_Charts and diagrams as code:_
★ ★ ★ ★
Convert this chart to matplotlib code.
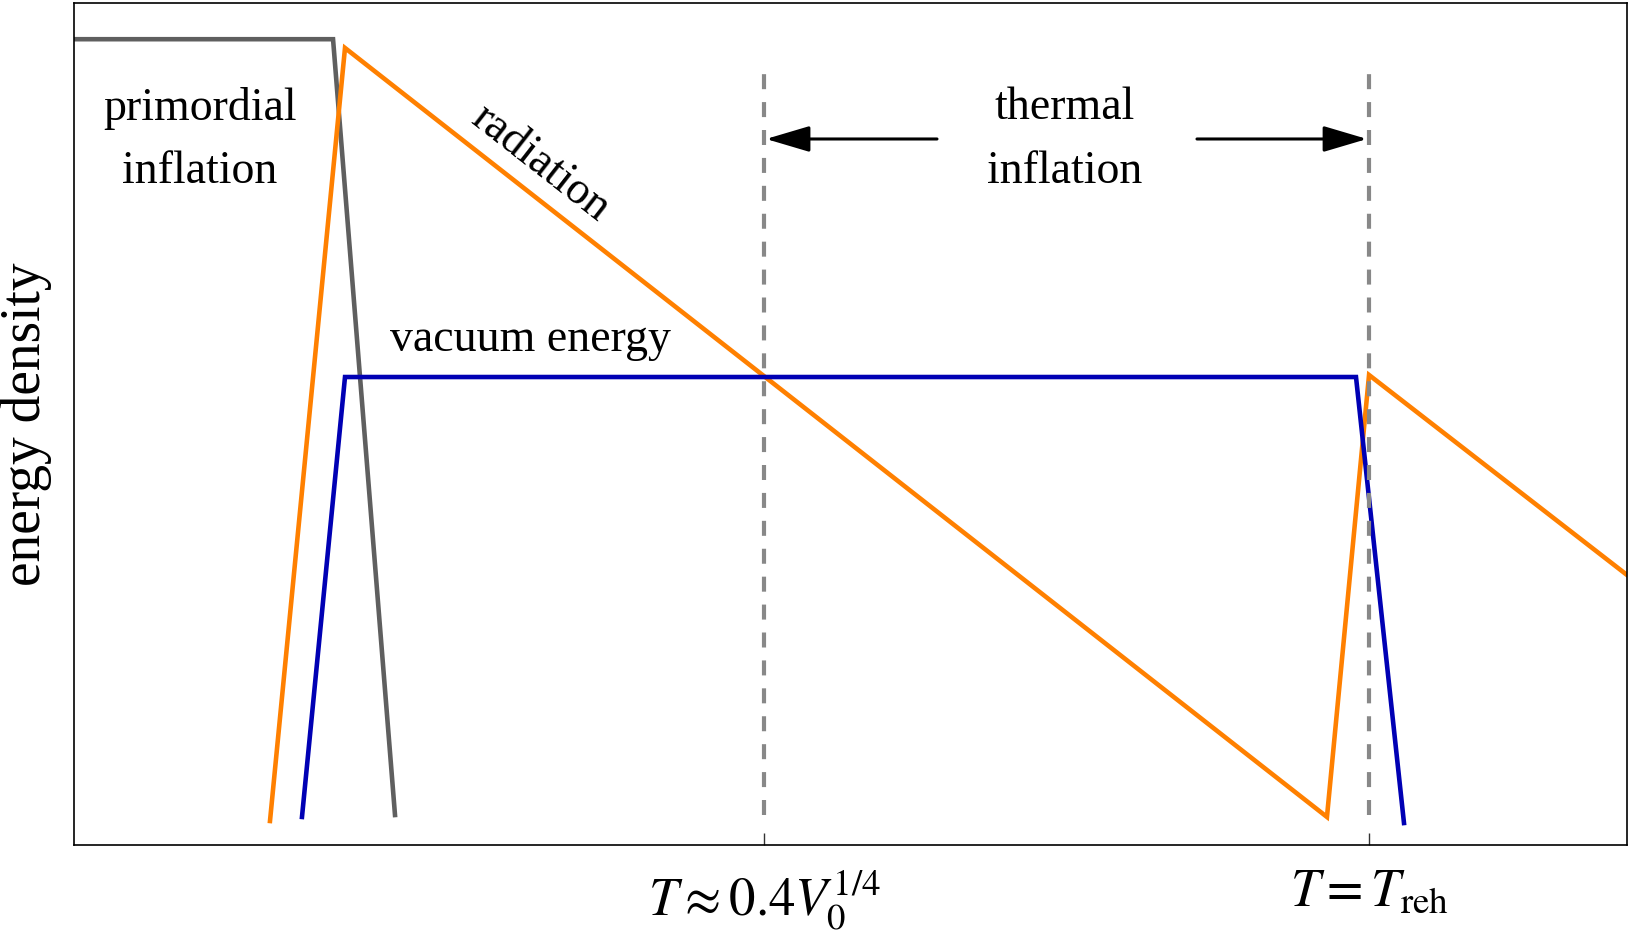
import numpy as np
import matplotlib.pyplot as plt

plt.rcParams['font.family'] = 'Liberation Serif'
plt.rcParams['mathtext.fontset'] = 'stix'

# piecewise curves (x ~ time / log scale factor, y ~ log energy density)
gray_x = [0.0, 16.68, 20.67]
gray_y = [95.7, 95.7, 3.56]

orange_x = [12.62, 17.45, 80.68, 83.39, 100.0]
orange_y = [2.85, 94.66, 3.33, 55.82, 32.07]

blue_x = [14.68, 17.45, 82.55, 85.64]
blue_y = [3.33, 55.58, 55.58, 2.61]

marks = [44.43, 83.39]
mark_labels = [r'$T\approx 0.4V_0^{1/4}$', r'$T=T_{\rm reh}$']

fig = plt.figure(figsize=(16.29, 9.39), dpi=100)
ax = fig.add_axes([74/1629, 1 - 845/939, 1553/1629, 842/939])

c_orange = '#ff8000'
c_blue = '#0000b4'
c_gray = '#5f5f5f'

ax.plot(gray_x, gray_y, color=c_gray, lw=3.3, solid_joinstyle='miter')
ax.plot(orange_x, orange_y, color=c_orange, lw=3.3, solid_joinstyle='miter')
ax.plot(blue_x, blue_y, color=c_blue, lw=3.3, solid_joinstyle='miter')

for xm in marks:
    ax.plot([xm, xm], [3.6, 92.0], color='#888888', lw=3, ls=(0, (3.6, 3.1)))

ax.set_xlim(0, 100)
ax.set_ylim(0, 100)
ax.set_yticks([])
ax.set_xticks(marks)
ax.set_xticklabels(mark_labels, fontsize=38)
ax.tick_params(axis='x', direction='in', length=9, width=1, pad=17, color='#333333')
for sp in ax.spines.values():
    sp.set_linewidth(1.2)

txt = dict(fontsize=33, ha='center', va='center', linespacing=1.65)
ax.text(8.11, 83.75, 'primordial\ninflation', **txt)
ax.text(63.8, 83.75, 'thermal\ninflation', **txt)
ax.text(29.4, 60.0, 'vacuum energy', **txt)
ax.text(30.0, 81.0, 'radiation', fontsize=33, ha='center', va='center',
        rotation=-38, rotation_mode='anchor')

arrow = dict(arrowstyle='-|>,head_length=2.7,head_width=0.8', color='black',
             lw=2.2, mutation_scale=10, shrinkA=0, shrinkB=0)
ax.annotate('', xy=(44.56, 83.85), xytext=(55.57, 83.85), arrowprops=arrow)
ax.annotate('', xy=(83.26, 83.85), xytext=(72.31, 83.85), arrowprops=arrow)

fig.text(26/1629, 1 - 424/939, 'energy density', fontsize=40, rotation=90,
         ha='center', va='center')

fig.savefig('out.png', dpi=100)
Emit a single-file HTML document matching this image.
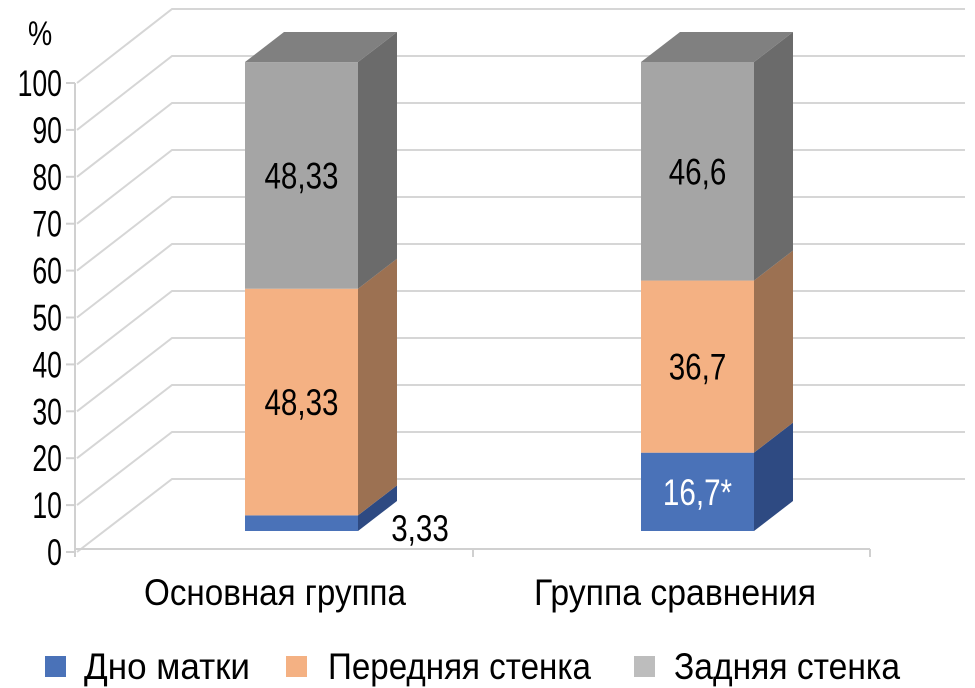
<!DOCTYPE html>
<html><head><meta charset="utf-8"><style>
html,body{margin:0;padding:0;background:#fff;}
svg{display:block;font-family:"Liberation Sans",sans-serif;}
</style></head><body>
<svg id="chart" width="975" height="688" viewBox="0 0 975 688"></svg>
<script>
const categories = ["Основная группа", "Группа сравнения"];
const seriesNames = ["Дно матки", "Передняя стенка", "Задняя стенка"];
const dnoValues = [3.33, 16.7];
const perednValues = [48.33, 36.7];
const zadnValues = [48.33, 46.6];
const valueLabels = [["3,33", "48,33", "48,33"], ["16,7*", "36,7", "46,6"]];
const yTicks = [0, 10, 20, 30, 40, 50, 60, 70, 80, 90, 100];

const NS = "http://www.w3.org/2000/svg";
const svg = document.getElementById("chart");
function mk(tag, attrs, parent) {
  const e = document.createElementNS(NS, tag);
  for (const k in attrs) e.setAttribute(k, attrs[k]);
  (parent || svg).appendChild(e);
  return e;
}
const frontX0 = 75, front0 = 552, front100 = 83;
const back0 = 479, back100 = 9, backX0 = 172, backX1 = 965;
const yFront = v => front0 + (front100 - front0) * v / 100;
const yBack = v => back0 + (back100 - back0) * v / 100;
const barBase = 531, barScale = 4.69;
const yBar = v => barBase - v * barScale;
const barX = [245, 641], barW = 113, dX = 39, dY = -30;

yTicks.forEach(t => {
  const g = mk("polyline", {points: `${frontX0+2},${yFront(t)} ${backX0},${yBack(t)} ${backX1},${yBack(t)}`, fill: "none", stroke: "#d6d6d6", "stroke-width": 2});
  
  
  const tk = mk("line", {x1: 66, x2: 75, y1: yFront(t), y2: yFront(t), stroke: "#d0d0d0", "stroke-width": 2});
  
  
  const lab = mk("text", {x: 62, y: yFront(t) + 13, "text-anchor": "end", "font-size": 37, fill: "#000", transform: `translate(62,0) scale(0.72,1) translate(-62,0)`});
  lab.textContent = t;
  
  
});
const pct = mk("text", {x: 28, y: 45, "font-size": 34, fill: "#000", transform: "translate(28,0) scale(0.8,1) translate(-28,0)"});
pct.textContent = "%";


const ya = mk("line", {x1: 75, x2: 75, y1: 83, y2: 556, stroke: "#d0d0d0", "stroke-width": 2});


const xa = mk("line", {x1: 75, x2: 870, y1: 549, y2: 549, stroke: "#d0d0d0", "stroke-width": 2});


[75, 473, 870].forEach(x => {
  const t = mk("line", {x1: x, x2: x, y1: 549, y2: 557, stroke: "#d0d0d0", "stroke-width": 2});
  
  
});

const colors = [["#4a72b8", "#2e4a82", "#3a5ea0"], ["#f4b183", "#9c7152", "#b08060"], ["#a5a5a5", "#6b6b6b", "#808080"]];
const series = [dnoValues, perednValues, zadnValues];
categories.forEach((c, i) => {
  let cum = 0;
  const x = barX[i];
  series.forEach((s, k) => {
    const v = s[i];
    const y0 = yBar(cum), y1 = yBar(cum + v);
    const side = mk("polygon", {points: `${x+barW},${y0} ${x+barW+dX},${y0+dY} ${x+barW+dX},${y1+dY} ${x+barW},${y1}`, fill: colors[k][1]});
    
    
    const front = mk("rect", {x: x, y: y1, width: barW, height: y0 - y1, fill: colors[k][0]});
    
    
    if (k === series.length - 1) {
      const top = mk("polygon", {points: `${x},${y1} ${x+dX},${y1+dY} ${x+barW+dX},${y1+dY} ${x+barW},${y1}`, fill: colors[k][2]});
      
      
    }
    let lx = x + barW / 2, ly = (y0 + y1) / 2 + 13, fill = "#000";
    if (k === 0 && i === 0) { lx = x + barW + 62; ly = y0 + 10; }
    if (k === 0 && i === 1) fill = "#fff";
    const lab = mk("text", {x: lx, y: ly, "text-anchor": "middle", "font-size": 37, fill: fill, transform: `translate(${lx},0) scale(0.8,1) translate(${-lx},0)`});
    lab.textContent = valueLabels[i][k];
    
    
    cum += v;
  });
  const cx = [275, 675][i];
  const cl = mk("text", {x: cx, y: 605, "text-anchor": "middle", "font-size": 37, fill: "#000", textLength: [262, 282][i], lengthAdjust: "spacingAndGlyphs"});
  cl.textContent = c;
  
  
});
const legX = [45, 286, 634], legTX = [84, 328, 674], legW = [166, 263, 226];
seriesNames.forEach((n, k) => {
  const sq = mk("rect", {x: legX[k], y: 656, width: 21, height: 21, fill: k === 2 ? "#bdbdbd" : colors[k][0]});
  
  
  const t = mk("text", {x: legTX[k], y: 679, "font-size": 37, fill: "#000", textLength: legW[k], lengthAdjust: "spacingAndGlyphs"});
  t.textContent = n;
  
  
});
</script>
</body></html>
★ ★ ★ ★
_What is needed:_
Omit the pictures, then repeat exactly each line from the beginning of the listing through the line with "ls=(0, (3.6, 3.1)))".

_Written solution:_
Convert this chart to matplotlib code.
import numpy as np
import matplotlib.pyplot as plt

plt.rcParams['font.family'] = 'Liberation Serif'
plt.rcParams['mathtext.fontset'] = 'stix'

# piecewise curves (x ~ time / log scale factor, y ~ log energy density)
gray_x = [0.0, 16.68, 20.67]
gray_y = [95.7, 95.7, 3.56]

orange_x = [12.62, 17.45, 80.68, 83.39, 100.0]
orange_y = [2.85, 94.66, 3.33, 55.82, 32.07]

blue_x = [14.68, 17.45, 82.55, 85.64]
blue_y = [3.33, 55.58, 55.58, 2.61]

marks = [44.43, 83.39]
mark_labels = [r'$T\approx 0.4V_0^{1/4}$', r'$T=T_{\rm reh}$']

fig = plt.figure(figsize=(16.29, 9.39), dpi=100)
ax = fig.add_axes([74/1629, 1 - 845/939, 1553/1629, 842/939])

c_orange = '#ff8000'
c_blue = '#0000b4'
c_gray = '#5f5f5f'

ax.plot(gray_x, gray_y, color=c_gray, lw=3.3, solid_joinstyle='miter')
ax.plot(orange_x, orange_y, color=c_orange, lw=3.3, solid_joinstyle='miter')
ax.plot(blue_x, blue_y, color=c_blue, lw=3.3, solid_joinstyle='miter')

for xm in marks:
    ax.plot([xm, xm], [3.6, 92.0], color='#888888', lw=3, ls=(0, (3.6, 3.1)))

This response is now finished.